Data provided |
━━━━━━━━━━━━━━━━

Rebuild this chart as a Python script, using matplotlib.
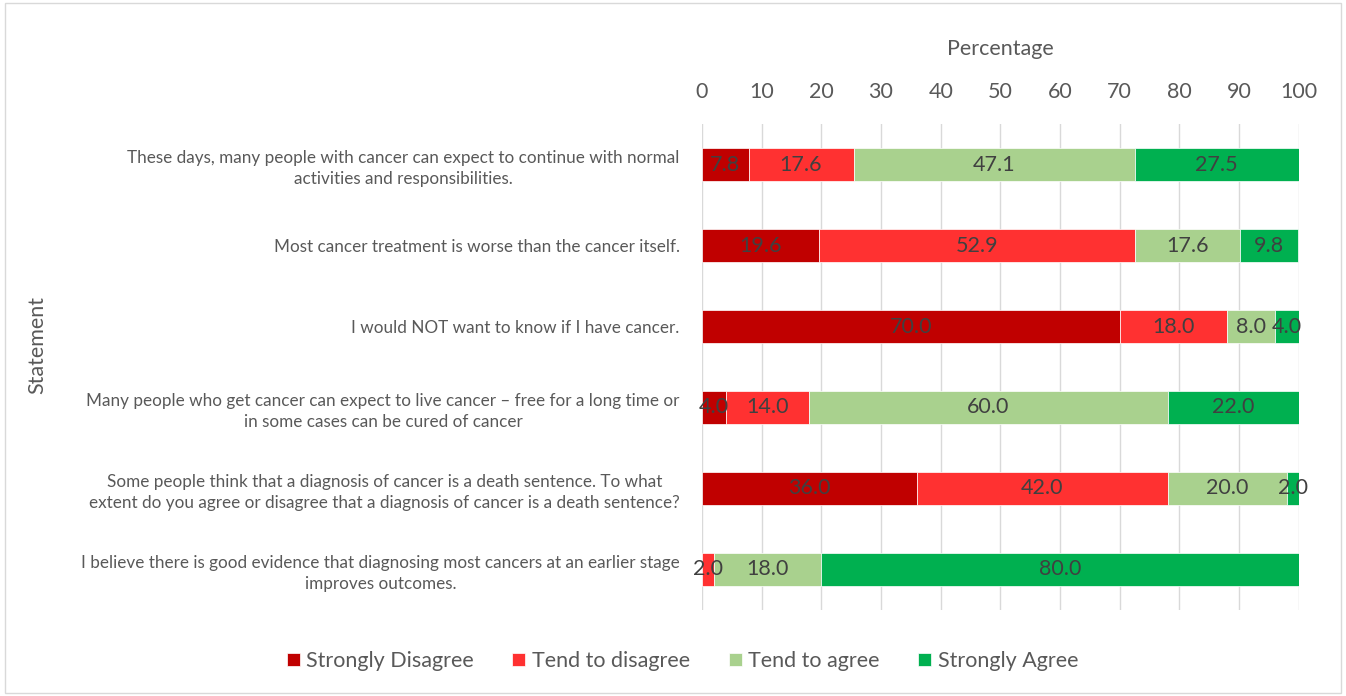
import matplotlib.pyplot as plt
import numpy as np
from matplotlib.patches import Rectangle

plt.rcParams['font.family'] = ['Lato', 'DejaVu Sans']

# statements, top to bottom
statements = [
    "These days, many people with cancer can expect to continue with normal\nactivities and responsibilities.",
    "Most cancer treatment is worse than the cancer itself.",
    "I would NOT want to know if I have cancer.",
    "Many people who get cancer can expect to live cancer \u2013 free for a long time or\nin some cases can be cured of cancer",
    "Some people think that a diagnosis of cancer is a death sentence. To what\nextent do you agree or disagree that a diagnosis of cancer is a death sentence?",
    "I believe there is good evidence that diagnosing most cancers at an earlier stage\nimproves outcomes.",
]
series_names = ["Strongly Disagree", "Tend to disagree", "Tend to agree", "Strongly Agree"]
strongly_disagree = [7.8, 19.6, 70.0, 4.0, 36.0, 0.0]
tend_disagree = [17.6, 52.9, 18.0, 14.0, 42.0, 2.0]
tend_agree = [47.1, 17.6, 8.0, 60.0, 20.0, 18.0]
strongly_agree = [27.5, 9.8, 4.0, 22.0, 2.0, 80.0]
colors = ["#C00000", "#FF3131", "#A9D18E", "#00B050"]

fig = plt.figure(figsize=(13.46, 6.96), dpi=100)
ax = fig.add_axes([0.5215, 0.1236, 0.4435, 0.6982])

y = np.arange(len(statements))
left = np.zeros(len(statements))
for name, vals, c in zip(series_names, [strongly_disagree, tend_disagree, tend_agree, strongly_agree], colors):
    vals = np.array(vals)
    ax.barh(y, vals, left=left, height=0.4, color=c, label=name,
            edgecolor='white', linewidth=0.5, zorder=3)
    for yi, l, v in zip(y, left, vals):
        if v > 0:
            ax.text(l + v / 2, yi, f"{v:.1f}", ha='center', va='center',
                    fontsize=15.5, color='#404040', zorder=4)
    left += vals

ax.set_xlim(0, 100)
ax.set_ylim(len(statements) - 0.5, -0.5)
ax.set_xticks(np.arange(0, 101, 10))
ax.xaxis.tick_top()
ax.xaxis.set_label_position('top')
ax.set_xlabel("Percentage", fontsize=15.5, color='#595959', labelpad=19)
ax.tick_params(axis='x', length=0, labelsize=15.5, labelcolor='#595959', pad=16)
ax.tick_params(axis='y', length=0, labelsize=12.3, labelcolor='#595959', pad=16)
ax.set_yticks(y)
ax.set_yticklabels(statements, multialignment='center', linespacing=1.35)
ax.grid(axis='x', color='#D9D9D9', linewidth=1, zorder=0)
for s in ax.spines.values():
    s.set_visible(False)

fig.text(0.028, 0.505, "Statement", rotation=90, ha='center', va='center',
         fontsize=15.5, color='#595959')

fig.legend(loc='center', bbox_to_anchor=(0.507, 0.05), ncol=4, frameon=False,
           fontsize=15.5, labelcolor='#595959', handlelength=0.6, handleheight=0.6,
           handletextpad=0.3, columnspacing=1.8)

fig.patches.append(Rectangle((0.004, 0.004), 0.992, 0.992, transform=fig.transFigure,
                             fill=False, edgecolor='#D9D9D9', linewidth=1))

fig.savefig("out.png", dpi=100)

━━━━━━━━━━━━━━━━

Exercise prompt | Return the material line for line, from its beginning to the line that contains "plt.rcParams['font.family'] = ['Lato', 'DejaVu", with the pictures left out.

Solution for this task |
Rebuild this chart as a Python script, using matplotlib.
import matplotlib.pyplot as plt
import numpy as np
from matplotlib.patches import Rectangle

plt.rcParams['font.family'] = ['Lato', 'DejaVu Sans']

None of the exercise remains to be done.